Rabbi Yosef Gavriel Bechhofer
הרב יוסף גבריאל בקהופר
You think this is a Chiddush? Of course science makes mistakes, but to say that science is a "low yield endeavor" speaks volumes about this author's bias and obtuseness. How incredibly stupid! If I sat here typing for a year I couldn't scratch the surface of the accomplishments we've benefited from in the last century alone. It's absurdly easy to take pot shots at any large institution or process, especially one like science that, by definition, progresses via trial and error.I supposed your implied reason for posting this is as feeble attempt to undermine the idea of "brain death". Of course, that's just as ridiculous. Yes, it's possible that 100 years from now we my find a way to "reverse" brain death. So what? In the time of the gemorah they thought that someone who's heart stopped beating and/or stopped breathing was also dead. Guess what? They're not. It's just that they didn't know CPR or have the means to defibrillate a heart. We have to deal with what we know now as best as we can. Just like they did back then. I know you'd like to impute some kedusha to their medical knowledge, but I'm sorry, if this guy's article shows that, with all of our increased technical knowledge and abilities we can still make mistakes, how much more so in such a primitive medical (scientific) era?

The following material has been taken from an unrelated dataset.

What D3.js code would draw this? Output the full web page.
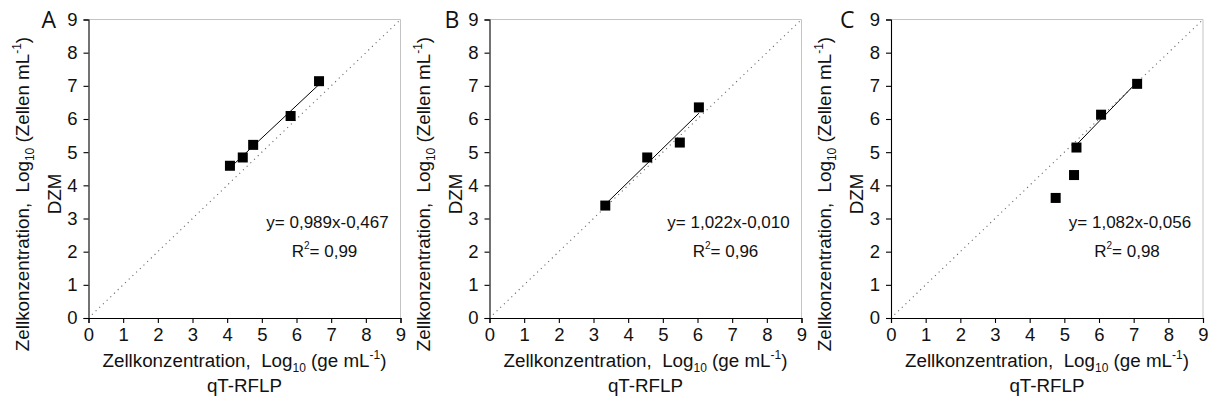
<!DOCTYPE html>
<html>
<head>
<meta charset="utf-8">
<script src="https://cdn.jsdelivr.net/npm/d3@7"></script>
<style>
  html, body { margin: 0; padding: 0; background: #fff; }
  svg { display: block; font-family: "Liberation Sans", Arial, sans-serif; }
  text { white-space: pre; }
</style>
</head>
<body>
<svg id="chart" width="1210" height="404"></svg>
<script>
// Panel letters
const panelLabels = ["A", "B", "C"];

// qT-RFLP (x) vs. DZM (y), log10 cell concentrations
const qtA = [4.08, 4.45, 4.75, 5.83, 6.65];
const dzmA = [4.59, 4.84, 5.22, 6.09, 7.14];
const qtB = [3.34, 4.55, 5.49, 6.04];
const dzmB = [3.39, 4.84, 5.29, 6.35];
const qtC = [4.75, 5.28, 5.35, 6.06, 7.10];
const dzmC = [3.62, 4.31, 5.14, 6.13, 7.06];

// Indices of the points used for each regression line
const fitA = [0, 1, 2, 3, 4];
const fitB = [0, 1, 2, 3];
const fitC = [2, 3, 4];

// Regression annotations
const equations = ["y= 0,989x-0,467", "y= 1,022x-0,010", "y= 1,082x-0,056"];
const rSquared = ["0,99", "0,96", "0,98"];

// Axis ticks
const tickValues = [0, 1, 2, 3, 4, 5, 6, 7, 8, 9];

const datasets = [
  { label: panelLabels[0], x: qtA, y: dzmA, fit: fitA, eq: equations[0], r2: rSquared[0] },
  { label: panelLabels[1], x: qtB, y: dzmB, fit: fitB, eq: equations[1], r2: rSquared[1] },
  { label: panelLabels[2], x: qtC, y: dzmC, fit: fitC, eq: equations[2], r2: rSquared[2] }
];

// Layout of the three panels
const panelLeft = [88.5, 489.5, 891];
const letterOffset = [-47, -45, -51];
const plotW = 312, plotTop = 19.5, plotH = 298.5;
const titleSize = 18.8, tickSize = 18.5, noteSize = 17;

const svg = d3.select("#chart");

function leastSquares(xs, ys) {
  const mx = d3.mean(xs), my = d3.mean(ys);
  let sxy = 0, sxx = 0;
  xs.forEach((v, i) => { sxy += (v - mx) * (ys[i] - my); sxx += (v - mx) * (v - mx); });
  const slope = sxy / sxx;
  return { slope, intercept: my - slope * mx };
}

// text with a subscript "10" and superscript "-1"
function logTitle(sel, head, tail) {
  sel.append("tspan").text(head);
  sel.append("tspan").attr("font-size", 12).attr("dy", 5).text("10");
  sel.append("tspan").attr("dy", -5).text(tail);
  sel.append("tspan").attr("font-size", 12).attr("dy", -8).text("-1");
  sel.append("tspan").attr("dy", 8).text(")");
}

datasets.forEach((d, i) => {
  const left = panelLeft[i];
  const x = d3.scaleLinear().domain([0, 9]).range([0, plotW]);
  const y = d3.scaleLinear().domain([0, 9]).range([plotH, 0]);
  const g = svg.append("g").attr("transform", `translate(${left},${plotTop})`);

  // light frame on top and right
  g.append("path")
    .attr("d", `M0,${y(9)}H${x(9)}V${y(0)}`)
    .attr("fill", "none").attr("stroke", "#c4c4c4").attr("stroke-width", 1);

  // 1:1 reference line
  g.append("line")
    .attr("x1", x(0.1)).attr("y1", y(0.1)).attr("x2", x(9)).attr("y2", y(9))
    .attr("stroke", "#666").attr("stroke-width", 1.1)
    .attr("stroke-dasharray", "1.1,4");

  // axes
  const xAxis = g.append("g").attr("transform", `translate(0,${plotH})`)
    .call(d3.axisBottom(x).tickValues(tickValues).tickSize(5).tickPadding(5).tickFormat(d3.format("d")));
  const yAxis = g.append("g")
    .call(d3.axisLeft(y).tickValues(tickValues).tickSize(5).tickPadding(6).tickFormat(d3.format("d")));
  [xAxis, yAxis].forEach(a => {
    a.attr("font-family", null).attr("font-size", null);
    a.select(".domain").attr("stroke", "#000").attr("stroke-width", 1.1);
    a.selectAll(".tick line").attr("stroke", "#000").attr("stroke-width", 1.1);
    a.selectAll(".tick text")
      .attr("font-family", "Liberation Sans, Arial, sans-serif")
      .attr("font-size", tickSize).attr("fill", "#111");
  });

  // regression line over the fitted points
  const fx = d.fit.map(k => d.x[k]), fy = d.fit.map(k => d.y[k]);
  const lf = leastSquares(fx, fy);
  const x0 = d3.min(fx), x1 = d3.max(fx);
  g.append("line")
    .attr("x1", x(x0)).attr("y1", y(lf.slope * x0 + lf.intercept))
    .attr("x2", x(x1)).attr("y2", y(lf.slope * x1 + lf.intercept))
    .attr("stroke", "#000").attr("stroke-width", 1);

  // data points
  const sq = 10;
  g.selectAll("rect.pt").data(d.x.map((v, k) => [v, d.y[k]])).join("rect")
    .attr("class", "pt")
    .attr("x", p => x(p[0]) - sq / 2).attr("y", p => y(p[1]) - sq / 2)
    .attr("width", sq).attr("height", sq).attr("fill", "#000");

  // equation and R²
  const ex = 239;
  g.append("text").attr("x", ex).attr("y", 228 - plotTop)
    .attr("text-anchor", "middle").attr("font-size", noteSize).attr("fill", "#111")
    .text(d.eq);
  const r2t = g.append("text").attr("x", ex - 3).attr("y", 257 - plotTop)
    .attr("text-anchor", "middle").attr("font-size", noteSize).attr("fill", "#111");
  r2t.append("tspan").text("R");
  r2t.append("tspan").attr("font-size", 10).attr("dy", -8).text("2");
  r2t.append("tspan").attr("dy", 8).text("= " + d.r2);

  // x axis title
  const xt = svg.append("text")
    .attr("x", left + 156).attr("y", 367)
    .attr("text-anchor", "middle").attr("font-size", titleSize).attr("fill", "#111");
  logTitle(xt, "Zellkonzentration,  Log", " (ge mL");
  svg.append("text")
    .attr("x", left + 156).attr("y", 392)
    .attr("text-anchor", "middle").attr("font-size", titleSize).attr("fill", "#111")
    .text("qT-RFLP");

  // y axis title
  const cy = 194;
  const yt = svg.append("text")
    .attr("transform", `translate(${left - 60},${cy}) rotate(-90)`)
    .attr("text-anchor", "middle").attr("font-size", titleSize).attr("fill", "#111");
  logTitle(yt, "Zellkonzentration,  Log", " (Zellen mL");
  svg.append("text")
    .attr("transform", `translate(${left - 28},${cy}) rotate(-90)`)
    .attr("text-anchor", "middle").attr("font-size", titleSize).attr("fill", "#111")
    .text("DZM");

  // panel letter
  svg.append("text")
    .attr("x", left + letterOffset[i]).attr("y", 28)
    .attr("font-family", "Open Sans, sans-serif").attr("font-size", 23).attr("fill", "#111")
    .text(d.label);
});
</script>
</body>
</html>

One of the things medical schools now train their students in is the interpretation of studies. It's not a simple matter of reading through and assimilating the conclusion as gospel. There are critical analysis tools we are taught to use when approaching a paper.My favourite is turning to the last page and looking at who paid for the trial. If it's the drug company that makes the medication in the trial, I usually toss the study out. Like any used car salesman, the drug companies will produce what they must to sell the product. Like any good consumer, a doctor should know how to read the literature and get the information he needs.